Baghdad order extends soldier’s stay in Iraq

Lawrence native was on flight home to family

Maureen Bell said she’d never forget the dejection in her husband’s voice when he called her to say his tour of duty in Iraq had been extended four months.

“He was trying to be strong, but his morale was down,” she said.

Sgt. Vernon Bell, 31, a Lawrence native, was already on the plane for home last week when the aircraft suddenly turned around, taking him and fellow soldiers in the 172nd Stryker Brigade back to war.

“He said, ‘Babe, I’ve got bad news,'” Maureen Bell said of the phone call she received from her husband Thursday morning. “I said I already knew.”

A week ago, President Bush announced more U.S. troops already in Iraq would be sent to Baghdad because of increased sectarian killings. That meant many soldiers had their tours of duty extended. On Thursday, Secretary of Defense Donald Rumsfeld approved an extension of the Stryker Brigade’s deployment.

After a year in Iraq, the Stryker Brigade had been scheduled to return to its home base at Fort Wainwright near Fairbanks, Alaska.

Maureen Bell, who stayed in Fairbanks while her husband went to war, was unhappy with how the Army broke the news to families eagerly awaiting the return of their loved ones. It wasn’t until about midnight Wednesday that they received official word, she said. That was after it had been in the newspapers and after rumors had spread throughout the base.

“We were told at the last minute, at the 12th hour,” she said. “When all this goes through, we can’t contact our husbands because they (the military) black out the lines.”

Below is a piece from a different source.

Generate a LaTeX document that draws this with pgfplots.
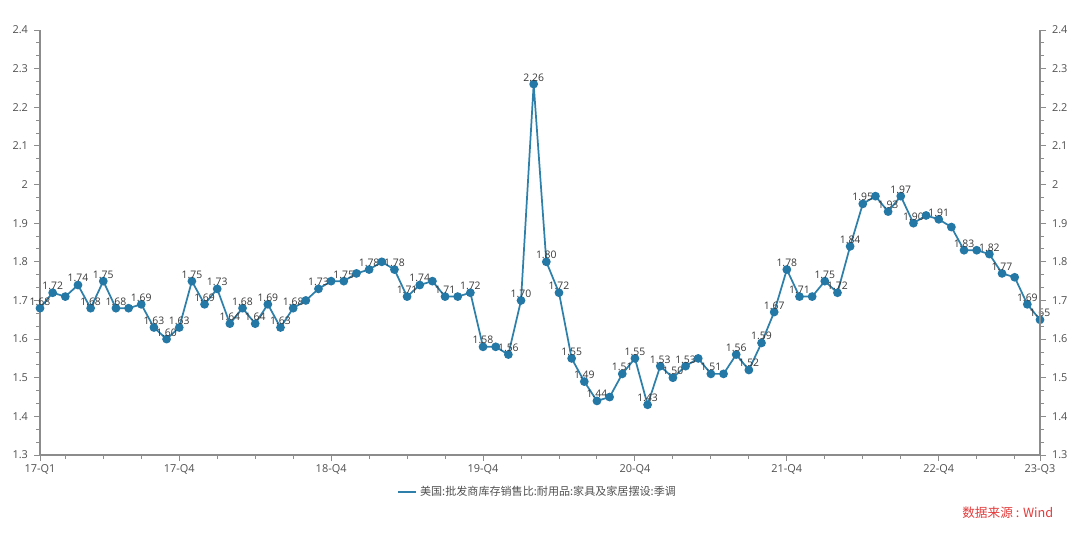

Vernon Bell is with a support unit in the brigade. He has been in the Army 14 years and with the brigade three years. The brigade uses the new Stryker wheeled armored fighting vehicle. U.S. commanders have said the Stryker is more suited for urban warfare than the tracked Bradley Fighting Vehicle.

Maureen Bell had taken off two weeks from work so she could be with her husband when he returned. But the hardest part, she said, was breaking the news to their two daughters, ages 10 and 5, and their son, 8, that their father wasn’t coming home yet.

“It was especially hard on our oldest, because she is Daddy’s girl,” Maureen Bell said. “She blames herself because she thought she did everything he asked her to do: to be my right hand, take care of me and to clean her room. To have my daughter cry in my arms – it really hurts.”